PROBLEM DESCRIPTION: List all lines in the material below that contain "matplotlib".

%%

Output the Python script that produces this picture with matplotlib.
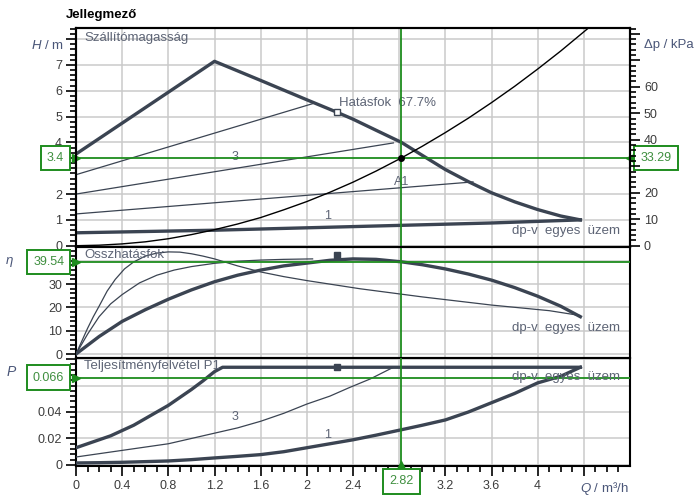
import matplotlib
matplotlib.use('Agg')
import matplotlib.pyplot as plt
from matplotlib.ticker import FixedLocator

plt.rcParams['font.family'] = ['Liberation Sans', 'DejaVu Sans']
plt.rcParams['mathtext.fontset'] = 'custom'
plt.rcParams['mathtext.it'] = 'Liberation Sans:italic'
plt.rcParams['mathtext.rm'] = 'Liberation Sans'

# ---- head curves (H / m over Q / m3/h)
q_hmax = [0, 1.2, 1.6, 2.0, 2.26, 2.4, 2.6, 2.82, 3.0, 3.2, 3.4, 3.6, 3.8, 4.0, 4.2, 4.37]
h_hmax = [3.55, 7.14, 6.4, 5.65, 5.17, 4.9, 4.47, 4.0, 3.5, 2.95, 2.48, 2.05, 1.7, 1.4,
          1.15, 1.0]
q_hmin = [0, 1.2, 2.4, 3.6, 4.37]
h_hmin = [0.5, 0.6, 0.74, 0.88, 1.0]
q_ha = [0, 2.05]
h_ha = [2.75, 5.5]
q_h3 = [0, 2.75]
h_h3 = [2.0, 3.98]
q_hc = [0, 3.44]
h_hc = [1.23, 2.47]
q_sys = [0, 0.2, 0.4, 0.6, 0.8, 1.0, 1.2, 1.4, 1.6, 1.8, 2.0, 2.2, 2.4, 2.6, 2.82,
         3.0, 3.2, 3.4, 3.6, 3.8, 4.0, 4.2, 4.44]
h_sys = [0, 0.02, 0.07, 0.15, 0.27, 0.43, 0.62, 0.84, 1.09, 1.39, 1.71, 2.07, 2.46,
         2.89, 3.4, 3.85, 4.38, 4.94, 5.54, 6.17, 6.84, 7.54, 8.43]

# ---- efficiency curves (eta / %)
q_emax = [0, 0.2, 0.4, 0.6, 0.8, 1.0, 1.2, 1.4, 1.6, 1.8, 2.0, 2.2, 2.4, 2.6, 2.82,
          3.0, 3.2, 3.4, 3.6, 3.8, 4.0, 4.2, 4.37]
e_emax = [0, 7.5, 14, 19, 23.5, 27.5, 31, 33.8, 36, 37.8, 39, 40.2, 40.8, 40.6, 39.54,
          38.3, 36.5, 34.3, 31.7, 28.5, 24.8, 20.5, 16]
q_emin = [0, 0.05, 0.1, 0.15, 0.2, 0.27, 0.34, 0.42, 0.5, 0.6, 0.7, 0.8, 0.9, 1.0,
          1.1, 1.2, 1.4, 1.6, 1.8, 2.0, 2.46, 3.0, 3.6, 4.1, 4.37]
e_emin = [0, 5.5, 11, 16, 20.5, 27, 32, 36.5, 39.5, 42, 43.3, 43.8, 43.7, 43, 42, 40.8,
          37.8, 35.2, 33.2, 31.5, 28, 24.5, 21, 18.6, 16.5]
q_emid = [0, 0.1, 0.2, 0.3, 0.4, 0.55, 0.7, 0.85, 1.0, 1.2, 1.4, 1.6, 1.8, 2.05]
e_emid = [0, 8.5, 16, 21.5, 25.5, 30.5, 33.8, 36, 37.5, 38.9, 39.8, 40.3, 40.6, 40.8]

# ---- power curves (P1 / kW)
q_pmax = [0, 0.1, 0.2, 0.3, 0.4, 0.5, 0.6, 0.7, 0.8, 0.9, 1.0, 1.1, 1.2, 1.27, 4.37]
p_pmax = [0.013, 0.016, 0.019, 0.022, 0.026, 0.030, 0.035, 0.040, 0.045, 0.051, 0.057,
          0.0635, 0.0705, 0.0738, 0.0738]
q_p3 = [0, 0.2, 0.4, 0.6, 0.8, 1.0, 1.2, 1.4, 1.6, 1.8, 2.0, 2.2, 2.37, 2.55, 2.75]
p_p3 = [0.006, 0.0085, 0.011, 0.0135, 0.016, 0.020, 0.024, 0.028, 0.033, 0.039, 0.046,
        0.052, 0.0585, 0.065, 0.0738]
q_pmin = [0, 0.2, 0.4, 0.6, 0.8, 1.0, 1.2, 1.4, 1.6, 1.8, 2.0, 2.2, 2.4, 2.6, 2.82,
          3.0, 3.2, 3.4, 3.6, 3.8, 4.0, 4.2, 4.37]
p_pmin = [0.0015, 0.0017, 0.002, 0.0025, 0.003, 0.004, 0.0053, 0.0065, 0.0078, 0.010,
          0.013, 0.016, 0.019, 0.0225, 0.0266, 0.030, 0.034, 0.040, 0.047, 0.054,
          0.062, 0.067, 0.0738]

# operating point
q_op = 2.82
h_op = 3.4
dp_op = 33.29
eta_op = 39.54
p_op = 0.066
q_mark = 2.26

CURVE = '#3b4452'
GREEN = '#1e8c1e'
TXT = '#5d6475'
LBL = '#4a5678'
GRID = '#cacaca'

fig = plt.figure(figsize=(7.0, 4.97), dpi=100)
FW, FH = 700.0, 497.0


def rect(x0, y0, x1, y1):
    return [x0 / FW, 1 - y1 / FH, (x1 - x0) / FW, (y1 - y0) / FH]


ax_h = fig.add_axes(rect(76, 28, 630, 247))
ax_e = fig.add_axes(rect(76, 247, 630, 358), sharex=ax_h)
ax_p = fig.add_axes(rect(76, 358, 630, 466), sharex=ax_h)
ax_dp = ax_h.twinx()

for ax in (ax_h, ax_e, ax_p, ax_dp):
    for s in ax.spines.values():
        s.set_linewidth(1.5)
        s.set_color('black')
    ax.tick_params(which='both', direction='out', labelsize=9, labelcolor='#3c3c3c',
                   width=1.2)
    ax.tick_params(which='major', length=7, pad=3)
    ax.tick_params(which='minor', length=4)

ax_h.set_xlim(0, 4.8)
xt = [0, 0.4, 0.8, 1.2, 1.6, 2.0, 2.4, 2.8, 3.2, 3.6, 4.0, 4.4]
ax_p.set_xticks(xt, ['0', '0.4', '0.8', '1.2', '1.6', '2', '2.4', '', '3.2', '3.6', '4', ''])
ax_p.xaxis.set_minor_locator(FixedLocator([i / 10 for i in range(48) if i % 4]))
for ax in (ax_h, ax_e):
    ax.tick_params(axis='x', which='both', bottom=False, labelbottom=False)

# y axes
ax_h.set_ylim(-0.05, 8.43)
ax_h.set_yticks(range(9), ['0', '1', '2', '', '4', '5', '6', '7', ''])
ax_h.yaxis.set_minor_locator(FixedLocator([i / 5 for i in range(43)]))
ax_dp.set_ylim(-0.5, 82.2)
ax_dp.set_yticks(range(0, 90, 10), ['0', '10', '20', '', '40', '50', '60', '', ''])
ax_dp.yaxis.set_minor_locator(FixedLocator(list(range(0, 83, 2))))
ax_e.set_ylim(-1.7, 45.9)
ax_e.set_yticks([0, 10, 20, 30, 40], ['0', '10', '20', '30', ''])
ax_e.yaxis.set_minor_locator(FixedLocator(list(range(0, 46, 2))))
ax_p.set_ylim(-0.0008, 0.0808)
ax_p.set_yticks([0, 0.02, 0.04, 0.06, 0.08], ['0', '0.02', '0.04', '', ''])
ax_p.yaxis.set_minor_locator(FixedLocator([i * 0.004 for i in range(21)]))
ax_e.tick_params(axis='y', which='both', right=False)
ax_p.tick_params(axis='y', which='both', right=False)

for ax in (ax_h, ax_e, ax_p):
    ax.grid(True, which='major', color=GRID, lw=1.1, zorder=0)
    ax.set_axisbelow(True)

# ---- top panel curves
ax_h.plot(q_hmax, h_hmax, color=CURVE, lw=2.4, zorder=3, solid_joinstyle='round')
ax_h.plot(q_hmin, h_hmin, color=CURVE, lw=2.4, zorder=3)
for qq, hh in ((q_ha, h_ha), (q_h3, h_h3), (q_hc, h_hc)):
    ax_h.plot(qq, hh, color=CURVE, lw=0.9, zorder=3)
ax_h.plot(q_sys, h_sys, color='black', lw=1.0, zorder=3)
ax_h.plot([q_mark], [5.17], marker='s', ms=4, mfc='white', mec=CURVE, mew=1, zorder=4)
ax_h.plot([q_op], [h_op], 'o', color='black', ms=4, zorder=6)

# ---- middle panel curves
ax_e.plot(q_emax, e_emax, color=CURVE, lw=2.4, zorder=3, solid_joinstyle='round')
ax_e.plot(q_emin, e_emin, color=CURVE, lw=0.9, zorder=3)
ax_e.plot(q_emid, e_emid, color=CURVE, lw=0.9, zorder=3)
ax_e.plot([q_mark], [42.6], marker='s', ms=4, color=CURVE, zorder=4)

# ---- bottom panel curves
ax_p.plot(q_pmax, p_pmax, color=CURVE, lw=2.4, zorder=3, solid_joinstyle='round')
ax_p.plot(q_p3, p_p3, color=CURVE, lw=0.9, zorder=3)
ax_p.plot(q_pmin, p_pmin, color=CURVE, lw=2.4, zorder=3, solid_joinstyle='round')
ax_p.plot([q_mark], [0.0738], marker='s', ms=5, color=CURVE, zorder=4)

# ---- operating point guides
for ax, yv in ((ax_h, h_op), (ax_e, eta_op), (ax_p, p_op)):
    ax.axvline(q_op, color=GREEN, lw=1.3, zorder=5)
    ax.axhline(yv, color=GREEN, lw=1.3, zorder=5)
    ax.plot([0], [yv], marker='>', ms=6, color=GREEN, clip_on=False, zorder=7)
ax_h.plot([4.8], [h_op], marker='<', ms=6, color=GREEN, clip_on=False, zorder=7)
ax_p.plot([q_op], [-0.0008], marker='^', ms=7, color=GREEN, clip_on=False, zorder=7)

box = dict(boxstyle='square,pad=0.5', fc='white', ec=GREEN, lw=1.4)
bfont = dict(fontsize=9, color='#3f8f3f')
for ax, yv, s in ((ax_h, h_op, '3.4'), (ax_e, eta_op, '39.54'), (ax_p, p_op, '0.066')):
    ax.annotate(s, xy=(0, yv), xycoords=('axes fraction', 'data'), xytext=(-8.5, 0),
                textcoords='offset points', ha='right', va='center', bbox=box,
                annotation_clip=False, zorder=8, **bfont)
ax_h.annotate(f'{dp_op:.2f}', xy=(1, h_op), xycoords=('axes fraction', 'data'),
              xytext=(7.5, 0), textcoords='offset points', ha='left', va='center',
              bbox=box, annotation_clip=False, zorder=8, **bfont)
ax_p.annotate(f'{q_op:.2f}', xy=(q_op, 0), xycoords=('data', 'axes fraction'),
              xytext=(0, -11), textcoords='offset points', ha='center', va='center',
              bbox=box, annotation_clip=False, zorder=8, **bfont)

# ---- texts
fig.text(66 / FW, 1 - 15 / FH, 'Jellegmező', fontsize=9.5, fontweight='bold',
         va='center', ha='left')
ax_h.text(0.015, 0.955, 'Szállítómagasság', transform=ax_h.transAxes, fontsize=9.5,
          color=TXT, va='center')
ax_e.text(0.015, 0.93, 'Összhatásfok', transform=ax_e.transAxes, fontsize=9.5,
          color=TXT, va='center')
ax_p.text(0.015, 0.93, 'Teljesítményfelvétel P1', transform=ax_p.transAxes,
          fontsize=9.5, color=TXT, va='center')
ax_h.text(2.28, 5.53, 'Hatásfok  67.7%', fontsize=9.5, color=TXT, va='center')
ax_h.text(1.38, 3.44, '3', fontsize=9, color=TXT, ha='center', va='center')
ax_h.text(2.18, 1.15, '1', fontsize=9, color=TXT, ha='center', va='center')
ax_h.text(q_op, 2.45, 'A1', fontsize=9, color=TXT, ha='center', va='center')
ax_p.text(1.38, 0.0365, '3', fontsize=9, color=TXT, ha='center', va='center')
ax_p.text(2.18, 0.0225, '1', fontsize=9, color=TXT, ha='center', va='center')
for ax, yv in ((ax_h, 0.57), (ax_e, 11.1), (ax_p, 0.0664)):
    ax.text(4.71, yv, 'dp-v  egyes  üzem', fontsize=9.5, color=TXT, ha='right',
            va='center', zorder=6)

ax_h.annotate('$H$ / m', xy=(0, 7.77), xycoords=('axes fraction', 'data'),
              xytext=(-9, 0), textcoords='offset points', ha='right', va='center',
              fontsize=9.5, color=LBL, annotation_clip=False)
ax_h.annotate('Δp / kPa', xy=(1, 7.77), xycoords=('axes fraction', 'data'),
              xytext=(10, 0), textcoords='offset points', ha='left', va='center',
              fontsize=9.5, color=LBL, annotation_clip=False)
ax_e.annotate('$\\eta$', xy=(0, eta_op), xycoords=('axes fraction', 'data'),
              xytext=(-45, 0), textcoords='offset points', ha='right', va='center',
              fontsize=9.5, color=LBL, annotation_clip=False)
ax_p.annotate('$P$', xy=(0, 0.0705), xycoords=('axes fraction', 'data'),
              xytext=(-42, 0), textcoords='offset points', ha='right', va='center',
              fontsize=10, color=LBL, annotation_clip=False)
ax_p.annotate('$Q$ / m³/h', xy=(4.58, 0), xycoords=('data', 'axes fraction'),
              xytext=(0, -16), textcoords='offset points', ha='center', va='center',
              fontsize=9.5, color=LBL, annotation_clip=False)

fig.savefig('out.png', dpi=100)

%%

SOLUTION TO THE PROBLEM:
Output the Python script that produces this picture with matplotlib.
import matplotlib
matplotlib.use('Agg')
import matplotlib.pyplot as plt
from matplotlib.ticker import FixedLocator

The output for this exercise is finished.